Here is a basic outline of steps to perform reindex from scratch:

  1. make the latest configuration persistent (using the opengrok-projadm Python tool or getting it via the RESTful API)
  2. create temporary data root
  3. create Java logging configuration file that logs everything to a distinct file
  4. extract the distribution from the tar ball into temporary location
  5. if using the Python tools, update them in the temporary location
  6. create stable image of source code
  7. if using read-only configuration, change it to reflect any OpenGrok configuration changes between currently running OpenGrok version and the version we are upgrading to (e.g. new/changed configuration options)
  8. reindex. make sure that:
    • the configuration is not sent to the web application (do not use the -U option)
    • Java has bigger heap (-Xmx)
    • specific logging configuration is used (the one created above)
    • configuration file is written (-W)
    • less worker threads (-T) to impose less load on the system (half the CPUs in the system)
    • set source root to the temporary/stable location of the input data (-s)
    • set the data root to the new location of the data root (-d)
  9. check indexer logs
  10. rewire the source and data root directories
  11. change the values of sourceRoot and dataRoot properties in the configuration written by the indexer
  12. extract the distribution to the original location
  13. upgrade the Python tools in the original location
  14. deploy the new web app
  15. cleanup the old source, data root

It might be good idea to stop Tomcat for the last couple of steps, starting where the source/data directories are changed.

Notes

There is an important aspect to this: the reindex from scratch might take several days for large input data. During these days, the old indexer and the old web app can run just fine, because the new indexer is reading from stable image (e.g. a snapshot) of the source root and writing to separate data root. Thus, the old mirroring/indexing and new mirroring/indexing processes do not stomp on each other.

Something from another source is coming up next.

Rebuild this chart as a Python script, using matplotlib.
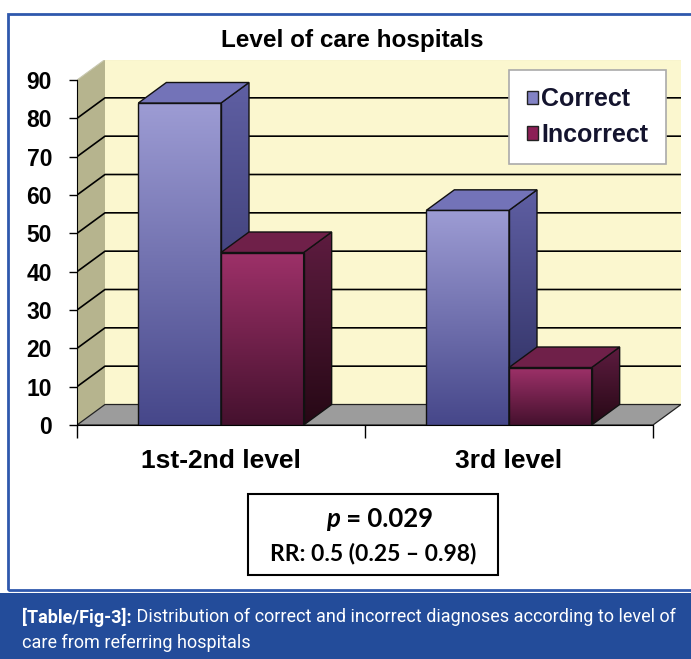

However, if the mirroring/indexing is running along the reindex from scratch, then just before switching the source root contents will change. This would lead to inconsistency between the new index and the source root. To overcome this, one would stop the periodic mirroring/reindxing and perform separate reindex using fresh source root snapshot. Then the switch over can be performed and periodic mirror/reindex can be enabled once again.

This is something similar to what is done e.g. when migrating a Virtual Machine across physical hosts: the bulk of the memory pages is transferred first and then incremental updates are transferred just before the machine is stopped and brought to life in the new destination.

Just to give you an idea about time, the reindex step (number 8) above can take number of days to complete, while the incremental reindex might take hours or minutes.